Apparently in the comedy world, the joke known as “The Aristocrats” is one that comedians have told to each other for decades. Paul Provenza and Penn Jillette put a camera in front of 100 comedians (well, 99 comedians and Robin Williams) to tell their version of the joke and their stories related to it. THE ARISTOCRATS is the resulting documentary about that joke, which goes something like this: A family walks into a talent agent and says, “You’ve got to see our act.” The agent asks, “So what do you do?” And the family members engage in vile sex acts with one another.

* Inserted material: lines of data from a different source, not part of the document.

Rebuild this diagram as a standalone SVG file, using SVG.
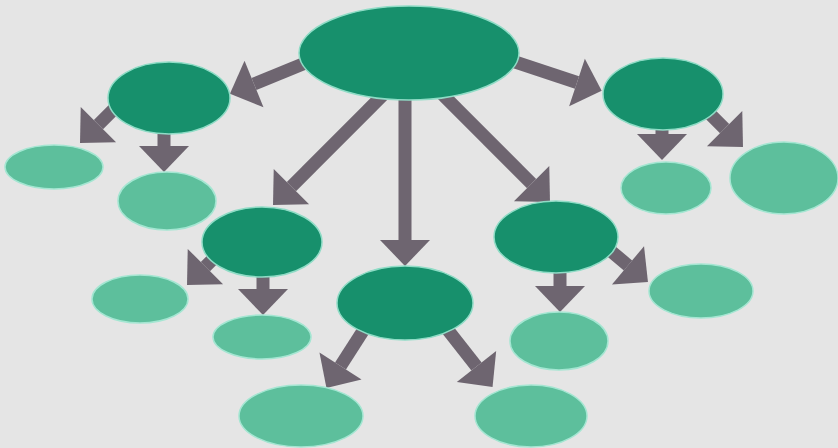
<svg xmlns="http://www.w3.org/2000/svg" width="838" height="448" viewBox="0 0 838 448">
  <style>
    .dark { fill: #17906c; stroke: #8fdcc6; stroke-width: 1.5; }
    .light { fill: #5dbf9c; stroke: #a4e6d2; stroke-width: 1.5; }
    .arrow { stroke: #6e6570; stroke-width: 13; fill: none; marker-end: url(#head); }
  </style>
  <defs>
    <!-- wide arrowhead, ~90 degree tip; lines end at its base -->
    <marker id="head" markerUnits="userSpaceOnUse" viewBox="0 -26 28 52" refX="0" refY="0" markerWidth="28" markerHeight="52" orient="auto" overflow="visible">
      <path d="M0,-25 L26,0 L0,25 Z" fill="#6e6570"/>
    </marker>
  </defs>

  <rect width="838" height="448" fill="#e5e5e5"/>

  <!-- connectors: each line stops at the base of its arrowhead -->
  <g id="connectors">
    <line class="arrow" x1="320" y1="57" x2="254" y2="84"/>
    <line class="arrow" x1="500" y1="57" x2="577" y2="82.5"/>
    <line class="arrow" x1="383.3" y1="94.7" x2="291.4" y2="186.6"/>
    <line class="arrow" x1="405" y1="90" x2="405" y2="240"/>
    <line class="arrow" x1="439.7" y1="91.7" x2="531.6" y2="183.6"/>
    <line class="arrow" x1="118.4" y1="104.6" x2="98.4" y2="124.6"/>
    <line class="arrow" x1="164" y1="120" x2="164" y2="146"/>
    <line class="arrow" x1="662" y1="120" x2="662" y2="134"/>
    <line class="arrow" x1="699.9" y1="103.9" x2="724.6" y2="128.6"/>
    <line class="arrow" x1="235.4" y1="236.6" x2="205.4" y2="266.6"/>
    <line class="arrow" x1="263" y1="265" x2="263" y2="289"/>
    <line class="arrow" x1="370" y1="320" x2="340.5" y2="366"/>
    <line class="arrow" x1="440" y1="320" x2="476.5" y2="366.5"/>
    <line class="arrow" x1="560" y1="260" x2="560" y2="286"/>
    <line class="arrow" x1="600" y1="242" x2="628" y2="265.4"/>
  </g>

  <!-- main node -->
  <g id="root"><ellipse class="dark" cx="409" cy="53" rx="110" ry="47"/></g>

  <!-- second level -->
  <g id="n-left"><ellipse class="dark" cx="169" cy="98" rx="61" ry="36"/></g>
  <g id="n-right"><ellipse class="dark" cx="663" cy="94" rx="60" ry="36"/></g>
  <g id="n-midleft"><ellipse class="dark" cx="262" cy="242" rx="60" ry="35"/></g>
  <g id="n-center"><ellipse class="dark" cx="405" cy="303" rx="68" ry="37"/></g>
  <g id="n-midright"><ellipse class="dark" cx="556" cy="237" rx="62" ry="36"/></g>

  <!-- leaves -->
  <g id="l-1"><ellipse class="light" cx="54" cy="167" rx="49" ry="22"/></g>
  <g id="l-2"><ellipse class="light" cx="167" cy="201" rx="49" ry="29"/></g>
  <g id="l-3"><ellipse class="light" cx="666" cy="188" rx="45" ry="26"/></g>
  <g id="l-4"><ellipse class="light" cx="784" cy="178" rx="54" ry="36"/></g>
  <g id="l-5"><ellipse class="light" cx="140" cy="299" rx="48" ry="24"/></g>
  <g id="l-6"><ellipse class="light" cx="262" cy="337" rx="49" ry="22"/></g>
  <g id="l-7"><ellipse class="light" cx="301" cy="416" rx="62" ry="31"/></g>
  <g id="l-8"><ellipse class="light" cx="531" cy="416" rx="56" ry="31"/></g>
  <g id="l-9"><ellipse class="light" cx="559" cy="341" rx="49" ry="29"/></g>
  <g id="l-10"><ellipse class="light" cx="701" cy="291" rx="52" ry="27"/></g>
</svg>
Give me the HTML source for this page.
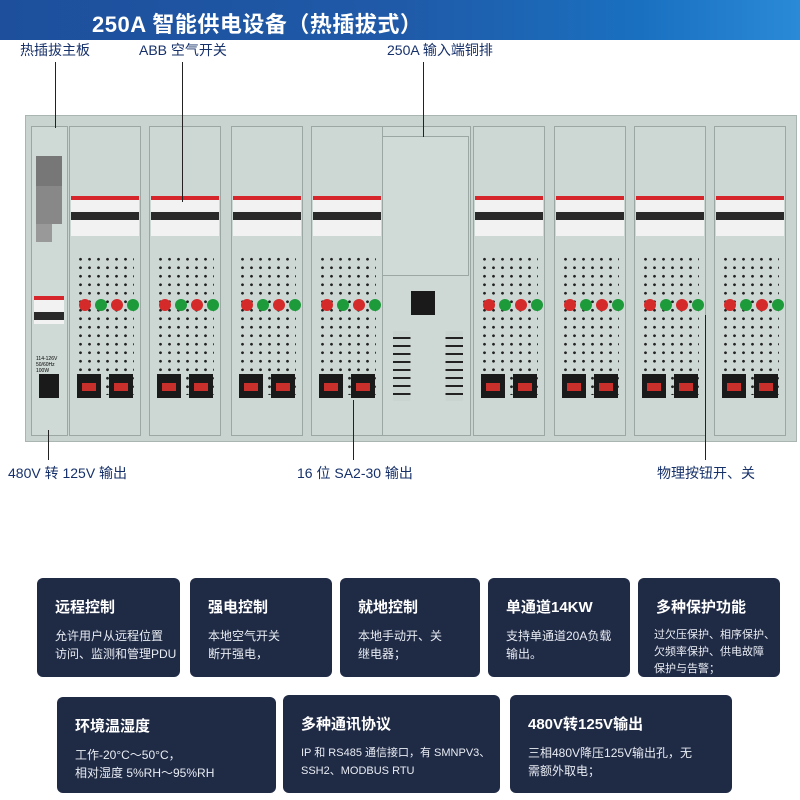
<!DOCTYPE html>
<html><head><meta charset="utf-8"><style>
*{margin:0;padding:0;box-sizing:border-box}
body{width:800px;height:800px;background:#fff;position:relative;overflow:hidden;font-family:"Liberation Sans","Noto Sans CJK SC",sans-serif}
.hdr{position:absolute;left:0;top:0;width:800px;height:40px;background:linear-gradient(90deg,#1d4f9c,#1f5aa8 50%,#1a70c0 80%,#2a8ad8)}
.hdr h1{position:absolute;left:92px;top:7px;color:#fff;font-size:22px;font-weight:bold;letter-spacing:0.5px}
.lb{position:absolute;color:#16306a;font-size:14px;white-space:nowrap}
.ln{position:absolute;background:#222;width:1px}
.dev{position:absolute;left:25px;top:115px;width:772px;height:327px;background:#c9d4d0;border:1px solid #a9b5b1}
.mod{position:absolute;top:10px;height:310px;border:1px solid #9aa7a3;background:#cdd8d4}
.brk{position:absolute;top:80px;height:40px;background:#f2f2f2;border-top:4px solid #d6262b}
.brk i{position:absolute;left:0;right:0;top:12px;height:8px;background:#2a2a2a}
.perf{position:absolute;top:128px;left:6px;right:6px;bottom:40px;background-image:radial-gradient(circle,#222 1.2px,transparent 1.6px);background-size:9px 8.5px}
.btn{position:absolute;top:183px;width:12px;height:12px;border-radius:50%}
.sock{position:absolute;top:258px;width:24px;height:24px;background:#1a1a1a}
.sock i{position:absolute;left:5px;top:9px;width:14px;height:8px;background:#c9302c}
.card{position:absolute;background:#1f2a45;border-radius:6px;color:#fff;padding:18px 0 0 18px}
.card b{display:block;font-size:15px;font-weight:bold;margin-bottom:10px}
.card p{font-size:12px;line-height:18px;color:#e8ecf3}
</style></head><body>
<div class="hdr"><h1>250A 智能供电设备（热插拔式）</h1></div>
<div class="lb" style="left:20px;top:40px">热插拔主板</div>
<div class="lb" style="left:139px;top:40px">ABB 空气开关</div>
<div class="lb" style="left:387px;top:40px">250A 输入端铜排</div>
<div class="dev" id="dev">
 <div class="mod" style="left:5px;width:37px;background:#cfd9d5"></div>
 <div style="position:absolute;left:10px;top:40px;width:26px;height:40px;background:#777"></div>
 <div style="position:absolute;left:10px;top:70px;width:26px;height:38px;background:#888"></div>
 <div style="position:absolute;left:10px;top:108px;width:16px;height:18px;background:#999"></div>
 <div class="brk" style="left:8px;width:30px;top:180px;height:28px"><i></i></div>
 <div style="position:absolute;left:10px;top:240px;font-size:5px;line-height:6px">114-126V<br>50/60Hz<br>100W</div>
 <div style="position:absolute;left:13px;top:258px;width:20px;height:24px;background:#1a1a1a"></div>
 <div class="mod" style="left:353px;width:92px;background:#ced8d4"></div>
 <div style="position:absolute;left:355px;top:20px;width:88px;height:140px;border:1px solid #9aa7a3;background:#d0dad6"></div>
 <div style="position:absolute;left:385px;top:175px;width:24px;height:24px;background:#1a1a1a"></div>
 <div style="position:absolute;left:367px;top:215px;width:70px;height:70px;background:repeating-linear-gradient(#c9d4d0 0 6px,#222 6px 8px);clip-path:polygon(0 0,25% 0,25% 100%,0 100%,0 0,75% 0,100% 0,100% 100%,75% 100%,75% 0)"></div>
</div>
<div class="ln" style="left:55px;top:62px;height:66px"></div>
<div class="ln" style="left:182px;top:62px;height:140px"></div>
<div class="ln" style="left:423px;top:62px;height:75px"></div>
<div class="ln" style="left:48px;top:430px;height:30px"></div>
<div class="ln" style="left:353px;top:400px;height:60px"></div>
<div class="ln" style="left:705px;top:315px;height:145px"></div>
<div class="lb" style="left:8px;top:463px">480V 转 125V 输出</div>
<div class="lb" style="left:297px;top:463px">16 位 SA2-30 输出</div>
<div class="lb" style="left:657px;top:463px">物理按钮开、关</div>
<script>
var d=document.getElementById('dev');
[43,123,205,285,447,528,608,688].forEach(function(x){
 var w=72,h='<div class="mod" style="left:'+x+'px;width:'+w+'px"><div class="perf"></div></div>';
 h+='<div class="brk" style="left:'+(x+2)+'px;width:'+(w-4)+'px"><i></i></div>';
 [10,26,42,58].forEach(function(o,i){h+='<div class="btn" style="left:'+(x+o)+'px;background:'+(i%2?'#1d9a3a':'#d42a2a')+'"></div>';});
 h+='<div class="sock" style="left:'+(x+8)+'px"><i></i></div><div class="sock" style="left:'+(x+40)+'px"><i></i></div>';
 d.insertAdjacentHTML('beforeend',h);
});
</script>
<div class="card" style="left:37px;top:578px;width:143px;height:99px"><b>远程控制</b><p>允许用户从远程位置<br>访问、监测和管理PDU</p></div>
<div class="card" style="left:190px;top:578px;width:142px;height:99px"><b>强电控制</b><p>本地空气开关<br>断开强电，</p></div>
<div class="card" style="left:340px;top:578px;width:140px;height:99px"><b>就地控制</b><p>本地手动开、关<br>继电器；</p></div>
<div class="card" style="left:488px;top:578px;width:142px;height:99px"><b>单通道14KW</b><p>支持单通道20A负载<br>输出。</p></div>
<div class="card" style="left:638px;top:578px;width:142px;height:99px;padding-left:18px"><b>多种保护功能</b><p style="font-size:11px;line-height:17px;white-space:nowrap;margin-left:-2px">过欠压保护、相序保护、<br>欠频率保护、供电故障<br>保护与告警；</p></div>
<div class="card" style="left:57px;top:697px;width:219px;height:96px"><b>环境温湿度</b><p>工作-20°C～50°C，<br>相对湿度 5%RH～95%RH</p></div>
<div class="card" style="left:283px;top:695px;width:217px;height:98px"><b>多种通讯协议</b><p style="font-size:11px">IP 和 RS485 通信接口，有 SMNPV3、<br>SSH2、MODBUS RTU</p></div>
<div class="card" style="left:510px;top:695px;width:222px;height:98px"><b>480V转125V输出</b><p>三相480V降压125V输出孔，无<br>需额外取电；</p></div>
</body></html>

The agent says, “What do you call yourselves?,” to which the father answers, “The Aristocrats!”
The big problem with THE ARISTOCRATS is that the joke itself really isn’t funny. I like the punchline, but I’m not a big fan of the scatalogical. Therefore, if you’re not one trained to burst into laughter whenever a dirty word is uttered, you’re not going to laugh a lot. And I didn’t. However, I was never, ever bored by it.
This isn’t really the joke told 100 times, although you do get it thrown at you a lot, including a wordless version by Billy the Mime and an animated version courtesy of the SOUTH PARK kids. For me, the funny parts were when the joke was flipped, twisted or blended into something new, like Wendy Liebman’s take, Doug Stanhope and Andy Richter’s telling of it to their infant sons, Kevin Pollak performing it as Christopher Walken and (it pains me to write this) Richard Jeni intentional flub. Or the humor came from throwaway lines unrelated to the joke, when Taylor Negron argues how the nation needs comedy “after the tragic events of January 3″ (the day he lost his Visa card).
But Drew Carey, Whoopi Goldberg, Bob Saget, George Carlin, Gilbert Gottfried, Bill Maher, et al.? Stop, I’ve heard that one before.